─── Given entries

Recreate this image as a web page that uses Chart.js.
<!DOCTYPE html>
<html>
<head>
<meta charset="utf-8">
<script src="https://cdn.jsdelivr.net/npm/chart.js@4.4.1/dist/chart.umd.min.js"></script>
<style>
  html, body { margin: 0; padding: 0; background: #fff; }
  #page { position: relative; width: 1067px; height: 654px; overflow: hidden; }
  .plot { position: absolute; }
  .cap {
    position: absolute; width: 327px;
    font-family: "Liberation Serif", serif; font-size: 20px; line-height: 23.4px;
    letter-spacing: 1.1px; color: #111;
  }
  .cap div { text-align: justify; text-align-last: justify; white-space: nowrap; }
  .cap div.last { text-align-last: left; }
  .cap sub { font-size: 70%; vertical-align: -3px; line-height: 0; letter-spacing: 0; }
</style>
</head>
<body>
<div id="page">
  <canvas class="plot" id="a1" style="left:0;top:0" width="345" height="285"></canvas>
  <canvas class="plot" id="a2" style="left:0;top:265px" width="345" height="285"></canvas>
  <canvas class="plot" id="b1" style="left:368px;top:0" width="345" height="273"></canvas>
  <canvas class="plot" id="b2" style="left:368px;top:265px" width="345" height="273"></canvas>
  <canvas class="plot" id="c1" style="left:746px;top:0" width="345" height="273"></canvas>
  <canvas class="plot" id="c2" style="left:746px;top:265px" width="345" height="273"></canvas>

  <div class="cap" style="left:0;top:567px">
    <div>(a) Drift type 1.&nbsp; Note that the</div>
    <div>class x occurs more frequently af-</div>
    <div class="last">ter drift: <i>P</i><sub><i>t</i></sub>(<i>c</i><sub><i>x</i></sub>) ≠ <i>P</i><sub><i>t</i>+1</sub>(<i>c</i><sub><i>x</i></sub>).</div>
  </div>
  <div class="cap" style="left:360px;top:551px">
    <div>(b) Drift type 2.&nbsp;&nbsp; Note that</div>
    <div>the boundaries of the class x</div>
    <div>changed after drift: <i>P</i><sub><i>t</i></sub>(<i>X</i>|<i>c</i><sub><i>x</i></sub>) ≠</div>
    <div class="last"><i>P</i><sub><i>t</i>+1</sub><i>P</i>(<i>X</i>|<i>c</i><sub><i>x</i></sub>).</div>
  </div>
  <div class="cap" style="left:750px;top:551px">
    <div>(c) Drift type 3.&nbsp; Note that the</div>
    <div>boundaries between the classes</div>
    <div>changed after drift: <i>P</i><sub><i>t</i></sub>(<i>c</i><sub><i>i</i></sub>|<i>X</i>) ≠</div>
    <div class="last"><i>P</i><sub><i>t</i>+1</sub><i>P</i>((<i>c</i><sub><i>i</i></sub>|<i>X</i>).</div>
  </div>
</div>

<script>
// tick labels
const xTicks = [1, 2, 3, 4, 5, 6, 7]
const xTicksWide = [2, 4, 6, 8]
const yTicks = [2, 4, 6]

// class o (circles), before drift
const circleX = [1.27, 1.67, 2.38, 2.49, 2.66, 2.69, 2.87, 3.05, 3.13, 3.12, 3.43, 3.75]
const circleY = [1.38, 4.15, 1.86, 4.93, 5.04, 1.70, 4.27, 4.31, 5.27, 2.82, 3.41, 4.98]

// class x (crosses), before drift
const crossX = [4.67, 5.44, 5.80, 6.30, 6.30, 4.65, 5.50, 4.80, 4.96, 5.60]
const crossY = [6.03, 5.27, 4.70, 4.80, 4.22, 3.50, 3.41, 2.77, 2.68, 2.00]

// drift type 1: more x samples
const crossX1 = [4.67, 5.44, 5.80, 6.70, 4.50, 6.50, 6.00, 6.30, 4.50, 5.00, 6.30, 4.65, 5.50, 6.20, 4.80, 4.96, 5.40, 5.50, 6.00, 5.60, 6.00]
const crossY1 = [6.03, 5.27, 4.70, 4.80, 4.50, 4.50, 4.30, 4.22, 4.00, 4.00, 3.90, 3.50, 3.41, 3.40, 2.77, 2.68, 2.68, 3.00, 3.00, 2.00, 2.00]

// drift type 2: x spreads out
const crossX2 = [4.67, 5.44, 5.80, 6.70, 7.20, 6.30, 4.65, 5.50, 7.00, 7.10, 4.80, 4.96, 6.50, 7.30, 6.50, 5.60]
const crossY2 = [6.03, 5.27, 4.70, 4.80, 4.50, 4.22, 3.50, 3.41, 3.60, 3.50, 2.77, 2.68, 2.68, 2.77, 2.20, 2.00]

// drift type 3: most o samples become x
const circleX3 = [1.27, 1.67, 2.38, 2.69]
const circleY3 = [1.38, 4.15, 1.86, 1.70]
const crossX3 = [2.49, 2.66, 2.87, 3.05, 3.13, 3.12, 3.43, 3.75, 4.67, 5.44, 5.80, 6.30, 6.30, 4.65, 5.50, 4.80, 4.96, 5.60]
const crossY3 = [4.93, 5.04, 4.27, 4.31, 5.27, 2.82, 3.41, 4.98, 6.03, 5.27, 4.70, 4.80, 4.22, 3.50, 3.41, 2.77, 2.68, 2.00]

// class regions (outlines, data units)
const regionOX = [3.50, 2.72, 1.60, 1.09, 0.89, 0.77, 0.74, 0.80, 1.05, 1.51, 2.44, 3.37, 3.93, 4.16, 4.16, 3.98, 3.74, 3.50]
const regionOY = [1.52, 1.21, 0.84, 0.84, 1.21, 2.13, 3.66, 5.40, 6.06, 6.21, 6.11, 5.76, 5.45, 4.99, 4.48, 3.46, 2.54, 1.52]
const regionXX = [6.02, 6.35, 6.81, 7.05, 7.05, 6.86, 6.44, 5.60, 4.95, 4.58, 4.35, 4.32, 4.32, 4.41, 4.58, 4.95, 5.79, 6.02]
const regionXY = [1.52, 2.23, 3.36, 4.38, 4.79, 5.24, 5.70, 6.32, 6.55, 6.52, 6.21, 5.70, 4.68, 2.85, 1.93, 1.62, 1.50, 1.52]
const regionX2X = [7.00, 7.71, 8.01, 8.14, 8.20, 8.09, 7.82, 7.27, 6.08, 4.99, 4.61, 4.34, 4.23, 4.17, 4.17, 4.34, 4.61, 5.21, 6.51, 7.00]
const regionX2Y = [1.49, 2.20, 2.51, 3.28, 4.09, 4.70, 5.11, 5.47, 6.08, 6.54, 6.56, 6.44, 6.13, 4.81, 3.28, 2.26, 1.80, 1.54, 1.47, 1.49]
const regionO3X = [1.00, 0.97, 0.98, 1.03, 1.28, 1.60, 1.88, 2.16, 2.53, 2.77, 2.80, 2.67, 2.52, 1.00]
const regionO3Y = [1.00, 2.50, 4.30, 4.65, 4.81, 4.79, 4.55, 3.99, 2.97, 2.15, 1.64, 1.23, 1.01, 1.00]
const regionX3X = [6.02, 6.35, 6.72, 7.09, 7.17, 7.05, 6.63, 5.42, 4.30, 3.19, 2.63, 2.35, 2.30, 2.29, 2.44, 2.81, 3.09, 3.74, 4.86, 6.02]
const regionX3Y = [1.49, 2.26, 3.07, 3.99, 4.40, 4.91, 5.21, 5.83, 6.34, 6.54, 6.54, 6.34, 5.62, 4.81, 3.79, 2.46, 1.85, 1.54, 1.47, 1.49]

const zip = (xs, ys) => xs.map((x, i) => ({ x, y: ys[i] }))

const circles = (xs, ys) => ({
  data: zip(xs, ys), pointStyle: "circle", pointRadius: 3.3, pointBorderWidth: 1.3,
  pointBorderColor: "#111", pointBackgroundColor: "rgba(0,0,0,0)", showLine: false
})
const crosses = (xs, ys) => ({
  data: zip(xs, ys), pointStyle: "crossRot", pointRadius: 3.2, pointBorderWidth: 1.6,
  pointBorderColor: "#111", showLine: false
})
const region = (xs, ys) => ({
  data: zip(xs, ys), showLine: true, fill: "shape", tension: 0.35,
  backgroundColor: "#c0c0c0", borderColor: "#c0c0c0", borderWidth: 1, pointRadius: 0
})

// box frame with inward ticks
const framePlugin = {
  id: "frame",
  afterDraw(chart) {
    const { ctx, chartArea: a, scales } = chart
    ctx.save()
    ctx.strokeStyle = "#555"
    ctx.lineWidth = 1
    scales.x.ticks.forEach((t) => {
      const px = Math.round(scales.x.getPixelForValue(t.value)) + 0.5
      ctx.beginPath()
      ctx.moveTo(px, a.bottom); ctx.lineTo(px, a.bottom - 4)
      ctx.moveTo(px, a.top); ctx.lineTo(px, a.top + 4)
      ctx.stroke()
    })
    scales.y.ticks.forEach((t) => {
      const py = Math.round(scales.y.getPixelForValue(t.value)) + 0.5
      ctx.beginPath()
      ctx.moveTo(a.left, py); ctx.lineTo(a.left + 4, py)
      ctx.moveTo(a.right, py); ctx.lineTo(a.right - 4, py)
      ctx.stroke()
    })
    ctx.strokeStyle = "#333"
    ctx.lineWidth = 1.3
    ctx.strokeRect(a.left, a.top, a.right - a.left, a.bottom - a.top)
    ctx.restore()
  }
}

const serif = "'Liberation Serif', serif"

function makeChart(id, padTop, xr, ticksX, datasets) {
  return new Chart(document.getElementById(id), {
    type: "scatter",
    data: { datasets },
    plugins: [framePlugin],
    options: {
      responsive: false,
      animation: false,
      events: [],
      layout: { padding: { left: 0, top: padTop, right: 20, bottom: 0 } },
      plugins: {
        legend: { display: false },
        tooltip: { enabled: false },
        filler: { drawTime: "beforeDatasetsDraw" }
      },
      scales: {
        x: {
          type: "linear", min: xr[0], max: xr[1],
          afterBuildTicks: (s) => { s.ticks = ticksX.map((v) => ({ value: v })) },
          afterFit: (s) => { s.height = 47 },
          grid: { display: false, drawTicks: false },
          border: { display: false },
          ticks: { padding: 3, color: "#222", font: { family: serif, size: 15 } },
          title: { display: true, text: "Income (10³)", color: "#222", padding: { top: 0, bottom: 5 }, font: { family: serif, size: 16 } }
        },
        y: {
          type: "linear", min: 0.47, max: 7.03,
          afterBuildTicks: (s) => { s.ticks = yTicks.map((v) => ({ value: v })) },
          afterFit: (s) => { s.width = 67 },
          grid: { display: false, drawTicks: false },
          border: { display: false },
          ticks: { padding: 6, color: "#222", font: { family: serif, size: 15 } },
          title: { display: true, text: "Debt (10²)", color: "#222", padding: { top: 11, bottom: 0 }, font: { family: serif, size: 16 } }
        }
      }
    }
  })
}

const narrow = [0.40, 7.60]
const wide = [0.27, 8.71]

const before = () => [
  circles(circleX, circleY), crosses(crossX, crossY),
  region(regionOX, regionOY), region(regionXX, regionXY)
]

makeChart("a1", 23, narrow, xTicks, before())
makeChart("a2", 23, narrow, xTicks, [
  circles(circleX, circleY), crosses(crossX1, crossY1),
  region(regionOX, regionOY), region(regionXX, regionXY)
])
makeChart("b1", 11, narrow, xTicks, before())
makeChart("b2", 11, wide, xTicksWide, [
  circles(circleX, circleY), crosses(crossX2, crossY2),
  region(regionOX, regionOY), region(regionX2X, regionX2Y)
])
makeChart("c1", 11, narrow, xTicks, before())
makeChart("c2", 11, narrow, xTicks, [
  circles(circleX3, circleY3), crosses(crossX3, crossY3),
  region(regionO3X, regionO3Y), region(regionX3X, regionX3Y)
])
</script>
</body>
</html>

──────
─── Given entries

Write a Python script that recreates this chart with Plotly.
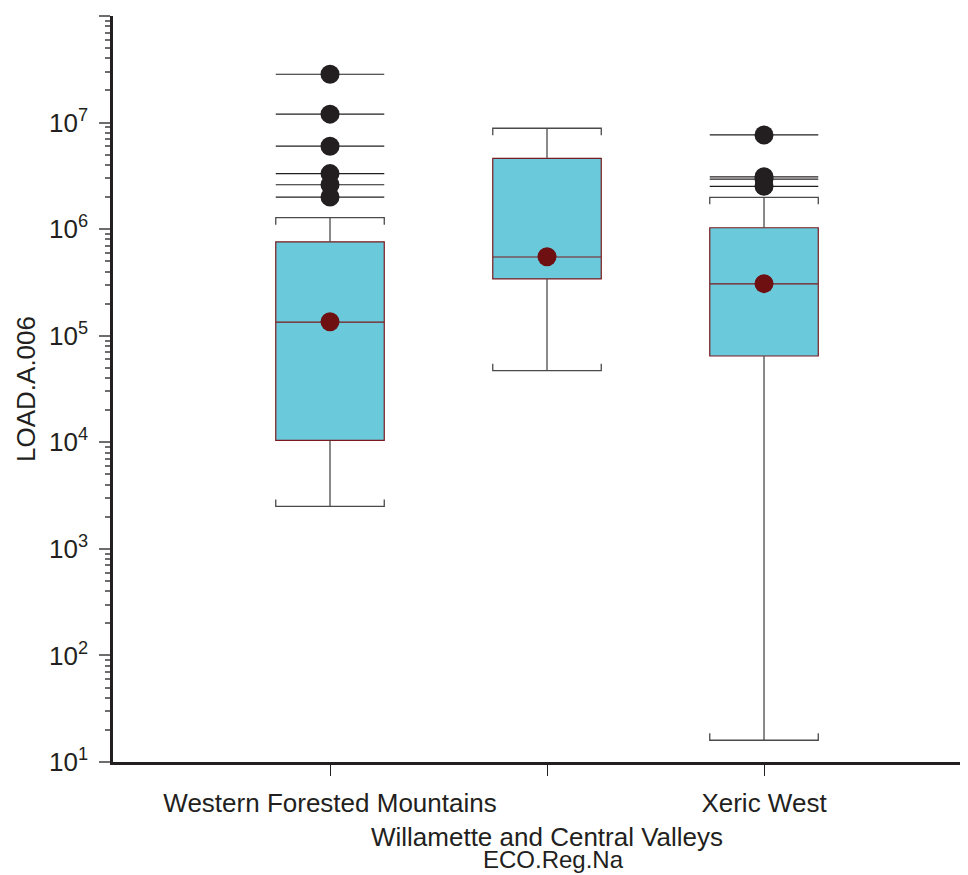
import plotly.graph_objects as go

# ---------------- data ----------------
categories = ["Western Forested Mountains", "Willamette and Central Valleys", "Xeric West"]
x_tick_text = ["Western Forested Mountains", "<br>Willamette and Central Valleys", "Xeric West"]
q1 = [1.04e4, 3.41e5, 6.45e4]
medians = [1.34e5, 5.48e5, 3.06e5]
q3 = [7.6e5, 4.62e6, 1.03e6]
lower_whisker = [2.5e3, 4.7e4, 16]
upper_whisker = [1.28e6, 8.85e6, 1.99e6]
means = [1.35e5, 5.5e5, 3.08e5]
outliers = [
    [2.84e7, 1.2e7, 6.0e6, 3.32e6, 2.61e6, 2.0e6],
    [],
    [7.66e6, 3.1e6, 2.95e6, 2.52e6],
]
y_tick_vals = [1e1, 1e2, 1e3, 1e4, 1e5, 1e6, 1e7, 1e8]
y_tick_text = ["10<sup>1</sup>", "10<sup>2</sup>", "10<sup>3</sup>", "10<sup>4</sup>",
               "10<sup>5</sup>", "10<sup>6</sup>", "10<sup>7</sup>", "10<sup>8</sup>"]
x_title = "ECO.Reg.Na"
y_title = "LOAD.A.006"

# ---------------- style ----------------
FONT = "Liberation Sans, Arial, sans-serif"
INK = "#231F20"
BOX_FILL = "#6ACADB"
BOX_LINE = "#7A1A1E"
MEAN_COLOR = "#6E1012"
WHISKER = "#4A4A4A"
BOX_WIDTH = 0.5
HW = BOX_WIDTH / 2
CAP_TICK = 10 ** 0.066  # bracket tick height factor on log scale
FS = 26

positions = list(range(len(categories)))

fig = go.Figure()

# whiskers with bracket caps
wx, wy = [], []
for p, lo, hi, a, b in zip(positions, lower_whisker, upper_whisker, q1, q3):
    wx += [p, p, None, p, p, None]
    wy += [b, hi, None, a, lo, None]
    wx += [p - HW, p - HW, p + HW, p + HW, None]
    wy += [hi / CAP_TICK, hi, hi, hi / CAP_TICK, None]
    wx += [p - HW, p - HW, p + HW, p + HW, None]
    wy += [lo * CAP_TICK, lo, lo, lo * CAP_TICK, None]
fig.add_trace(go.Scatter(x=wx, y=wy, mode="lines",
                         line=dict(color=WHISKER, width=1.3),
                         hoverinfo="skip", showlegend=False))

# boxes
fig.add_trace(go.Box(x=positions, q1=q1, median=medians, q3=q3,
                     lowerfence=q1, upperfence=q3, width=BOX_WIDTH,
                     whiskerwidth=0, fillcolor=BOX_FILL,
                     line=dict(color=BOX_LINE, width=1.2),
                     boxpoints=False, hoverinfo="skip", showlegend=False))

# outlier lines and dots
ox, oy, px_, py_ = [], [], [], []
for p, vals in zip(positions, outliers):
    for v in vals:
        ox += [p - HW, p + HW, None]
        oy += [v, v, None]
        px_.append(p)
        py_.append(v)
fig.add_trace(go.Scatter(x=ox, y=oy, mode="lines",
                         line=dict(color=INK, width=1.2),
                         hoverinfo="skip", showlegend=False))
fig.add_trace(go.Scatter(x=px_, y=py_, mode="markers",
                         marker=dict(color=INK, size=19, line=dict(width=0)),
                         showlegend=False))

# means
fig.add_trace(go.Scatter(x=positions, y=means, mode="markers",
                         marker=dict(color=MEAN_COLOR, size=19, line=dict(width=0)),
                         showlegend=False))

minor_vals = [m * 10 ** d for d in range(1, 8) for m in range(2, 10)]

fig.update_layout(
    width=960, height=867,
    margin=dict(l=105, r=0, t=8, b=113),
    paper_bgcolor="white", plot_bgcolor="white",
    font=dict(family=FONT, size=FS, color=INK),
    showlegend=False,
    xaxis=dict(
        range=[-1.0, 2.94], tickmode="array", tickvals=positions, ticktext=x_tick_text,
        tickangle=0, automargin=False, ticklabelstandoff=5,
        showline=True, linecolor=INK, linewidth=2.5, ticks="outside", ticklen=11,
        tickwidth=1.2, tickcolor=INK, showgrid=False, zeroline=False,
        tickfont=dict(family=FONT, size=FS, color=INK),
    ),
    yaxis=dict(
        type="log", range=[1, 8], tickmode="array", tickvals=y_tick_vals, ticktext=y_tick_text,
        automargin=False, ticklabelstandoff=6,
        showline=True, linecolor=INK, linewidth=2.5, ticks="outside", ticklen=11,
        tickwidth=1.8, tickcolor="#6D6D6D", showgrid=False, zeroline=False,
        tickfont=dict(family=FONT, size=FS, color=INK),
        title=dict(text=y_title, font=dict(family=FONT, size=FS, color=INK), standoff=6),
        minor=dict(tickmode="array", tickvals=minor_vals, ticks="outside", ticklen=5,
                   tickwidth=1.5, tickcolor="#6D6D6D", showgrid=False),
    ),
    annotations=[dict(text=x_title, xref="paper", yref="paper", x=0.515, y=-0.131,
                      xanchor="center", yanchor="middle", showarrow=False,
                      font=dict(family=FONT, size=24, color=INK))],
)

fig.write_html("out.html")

──────
─── Given entries

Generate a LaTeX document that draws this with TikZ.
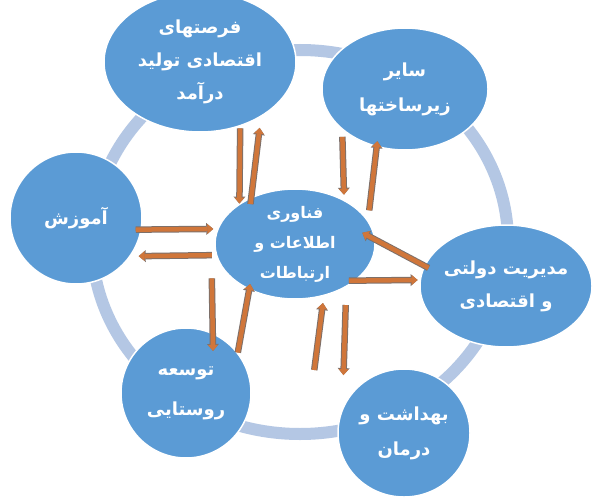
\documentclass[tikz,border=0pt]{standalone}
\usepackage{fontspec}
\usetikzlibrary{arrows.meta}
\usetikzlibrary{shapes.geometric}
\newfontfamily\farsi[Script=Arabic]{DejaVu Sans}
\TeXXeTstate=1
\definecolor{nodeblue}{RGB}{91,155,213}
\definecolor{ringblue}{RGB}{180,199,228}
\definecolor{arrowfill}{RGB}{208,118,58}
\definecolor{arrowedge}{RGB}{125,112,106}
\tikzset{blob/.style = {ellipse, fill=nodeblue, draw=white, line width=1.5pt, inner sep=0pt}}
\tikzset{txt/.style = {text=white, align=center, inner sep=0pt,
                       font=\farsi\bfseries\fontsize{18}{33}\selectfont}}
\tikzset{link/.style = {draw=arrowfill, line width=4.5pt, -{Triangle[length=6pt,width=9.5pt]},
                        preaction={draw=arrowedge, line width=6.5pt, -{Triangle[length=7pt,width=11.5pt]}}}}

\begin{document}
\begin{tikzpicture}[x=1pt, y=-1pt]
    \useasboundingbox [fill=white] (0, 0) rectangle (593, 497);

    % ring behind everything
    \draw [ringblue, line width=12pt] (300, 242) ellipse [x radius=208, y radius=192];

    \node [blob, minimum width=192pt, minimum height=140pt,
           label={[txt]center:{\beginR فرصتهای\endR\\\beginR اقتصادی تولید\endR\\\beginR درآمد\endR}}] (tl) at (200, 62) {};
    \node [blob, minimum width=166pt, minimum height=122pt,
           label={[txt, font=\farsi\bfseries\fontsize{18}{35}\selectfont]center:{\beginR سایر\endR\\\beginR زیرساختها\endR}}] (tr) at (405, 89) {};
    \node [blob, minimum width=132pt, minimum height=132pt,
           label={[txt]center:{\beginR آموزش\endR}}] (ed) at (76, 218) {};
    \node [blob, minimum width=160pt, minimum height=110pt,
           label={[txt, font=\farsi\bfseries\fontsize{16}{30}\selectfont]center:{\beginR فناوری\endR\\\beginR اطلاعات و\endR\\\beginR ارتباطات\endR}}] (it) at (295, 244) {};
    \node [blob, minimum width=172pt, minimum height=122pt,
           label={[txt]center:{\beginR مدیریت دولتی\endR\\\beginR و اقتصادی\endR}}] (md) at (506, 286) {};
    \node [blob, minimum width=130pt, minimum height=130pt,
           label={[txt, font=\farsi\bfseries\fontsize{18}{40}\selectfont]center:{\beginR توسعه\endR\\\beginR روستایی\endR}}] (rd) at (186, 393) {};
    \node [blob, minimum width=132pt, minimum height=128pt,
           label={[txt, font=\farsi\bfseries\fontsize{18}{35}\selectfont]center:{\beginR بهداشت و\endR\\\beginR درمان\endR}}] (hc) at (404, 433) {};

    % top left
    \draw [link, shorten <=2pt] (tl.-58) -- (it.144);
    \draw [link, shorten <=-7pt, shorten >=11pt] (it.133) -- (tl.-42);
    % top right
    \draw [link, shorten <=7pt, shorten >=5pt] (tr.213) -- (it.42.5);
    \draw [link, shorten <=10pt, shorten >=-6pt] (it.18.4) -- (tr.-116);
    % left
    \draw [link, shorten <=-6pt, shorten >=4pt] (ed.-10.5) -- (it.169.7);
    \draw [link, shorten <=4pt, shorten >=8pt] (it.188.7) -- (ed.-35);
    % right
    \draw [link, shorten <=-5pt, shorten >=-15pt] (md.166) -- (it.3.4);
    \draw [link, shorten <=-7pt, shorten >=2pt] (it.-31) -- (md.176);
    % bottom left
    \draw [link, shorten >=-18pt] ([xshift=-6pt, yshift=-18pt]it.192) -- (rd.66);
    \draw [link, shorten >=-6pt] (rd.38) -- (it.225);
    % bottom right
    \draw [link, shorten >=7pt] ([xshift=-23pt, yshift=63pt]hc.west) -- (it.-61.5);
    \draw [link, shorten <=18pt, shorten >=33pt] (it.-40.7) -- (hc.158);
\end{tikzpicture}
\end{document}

──────

**Requirements**
Make an exact copy of only the lines from the one with "Write a Python" through the one with "import plotly.graph_objects as go". Pictures don't belong in it.

**Task result**
Write a Python script that recreates this chart with Plotly.
import plotly.graph_objects as go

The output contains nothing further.